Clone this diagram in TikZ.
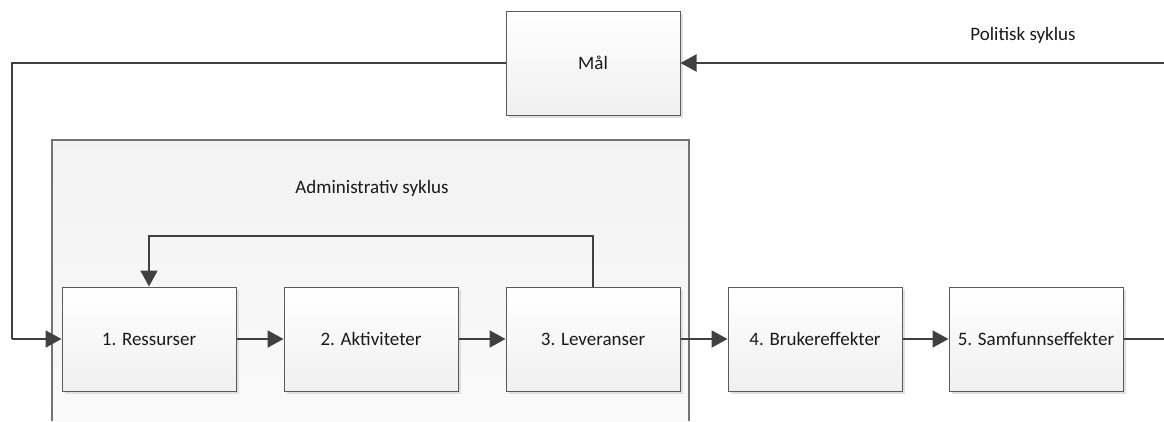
\documentclass[tikz,border=0pt]{standalone}
\usepackage{fontspec}
\setmainfont{Carlito}
\usetikzlibrary{arrows.meta,shadows}
\definecolor{lineC}{HTML}{404040}
\definecolor{boxC}{HTML}{5A5A5A}
\begin{document}
\begin{tikzpicture}[x=1pt,y=-1pt,
  font=\fontsize{19}{22}\selectfont,
  stagebox/.style={draw=boxC,line width=1pt,top color=white,bottom color=black!6,
    minimum width=174pt,minimum height=104pt,inner sep=0pt,text=black!90,
    drop shadow={shadow xshift=3pt,shadow yshift=-3pt,fill=black!12,opacity=1}},
  conn/.style={draw=lineC,line width=2pt},
  arr/.style={conn,-{Triangle[length=16pt,width=17pt]}},
  lbl/.style={inner sep=0pt,text=black!90}]
\useasboundingbox (0,0) rectangle (1164,421);
% administrative frame
\path[top color=black!5,bottom color=black!2] (52,140) rectangle (689,421);
\draw[draw=black!55,line width=1.3pt] (52,421) -- (52,140) -- (689,140) -- (689,421);
\node[lbl] (adm) at (372,188) {Administrativ syklus};
\node[lbl] (pol) at (1023,35) {Politisk syklus};
% boxes
\node[stagebox] (mal) at (593,63) {Mål};
\node[stagebox] (res) at (149,339) {1. Ressurser};
\node[stagebox] (akt) at (371,339) {2. Aktiviteter};
\node[stagebox] (lev) at (593,339) {3. Leveranser};
\node[stagebox] (bru) at (815,339) {4. Brukereffekter};
\node[stagebox] (sam) at (1036,339) {5. Samfunnseffekter};
% free ends
\coordinate (rin) at (1164,63);
\coordinate (lc) at (12,339);
\coordinate (rout) at (1164,339);
% connectors
\draw[arr] (rin) -- (mal.east);
\draw[conn] (mal.west) -| (lc);
\draw[arr] (lc) -- (res.west);
\draw[arr] (res.east) -- (akt.west);
\draw[arr] (akt.east) -- (lev.west);
\draw[arr] (lev.east) -- (bru.west);
\draw[arr] (bru.east) -- (sam.west);
\draw[conn] (sam.east) -- (rout);
\draw[arr] (lev.north) -- ++(0,-51) -| (res.north);
\end{tikzpicture}
\end{document}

- - -

REQUIREMENT
Print out the whole of the material word for word, without pictures.

ANSWER BELOW
Clone this diagram in TikZ.
\documentclass[tikz,border=0pt]{standalone}
\usepackage{fontspec}
\setmainfont{Carlito}
\usetikzlibrary{arrows.meta,shadows}
\definecolor{lineC}{HTML}{404040}
\definecolor{boxC}{HTML}{5A5A5A}
\begin{document}
\begin{tikzpicture}[x=1pt,y=-1pt,
  font=\fontsize{19}{22}\selectfont,
  stagebox/.style={draw=boxC,line width=1pt,top color=white,bottom color=black!6,
    minimum width=174pt,minimum height=104pt,inner sep=0pt,text=black!90,
    drop shadow={shadow xshift=3pt,shadow yshift=-3pt,fill=black!12,opacity=1}},
  conn/.style={draw=lineC,line width=2pt},
  arr/.style={conn,-{Triangle[length=16pt,width=17pt]}},
  lbl/.style={inner sep=0pt,text=black!90}]
\useasboundingbox (0,0) rectangle (1164,421);
% administrative frame
\path[top color=black!5,bottom color=black!2] (52,140) rectangle (689,421);
\draw[draw=black!55,line width=1.3pt] (52,421) -- (52,140) -- (689,140) -- (689,421);
\node[lbl] (adm) at (372,188) {Administrativ syklus};
\node[lbl] (pol) at (1023,35) {Politisk syklus};
% boxes
\node[stagebox] (mal) at (593,63) {Mål};
\node[stagebox] (res) at (149,339) {1. Ressurser};
\node[stagebox] (akt) at (371,339) {2. Aktiviteter};
\node[stagebox] (lev) at (593,339) {3. Leveranser};
\node[stagebox] (bru) at (815,339) {4. Brukereffekter};
\node[stagebox] (sam) at (1036,339) {5. Samfunnseffekter};
% free ends
\coordinate (rin) at (1164,63);
\coordinate (lc) at (12,339);
\coordinate (rout) at (1164,339);
% connectors
\draw[arr] (rin) -- (mal.east);
\draw[conn] (mal.west) -| (lc);
\draw[arr] (lc) -- (res.west);
\draw[arr] (res.east) -- (akt.west);
\draw[arr] (akt.east) -- (lev.west);
\draw[arr] (lev.east) -- (bru.west);
\draw[arr] (bru.east) -- (sam.west);
\draw[conn] (sam.east) -- (rout);
\draw[arr] (lev.north) -- ++(0,-51) -| (res.north);
\end{tikzpicture}
\end{document}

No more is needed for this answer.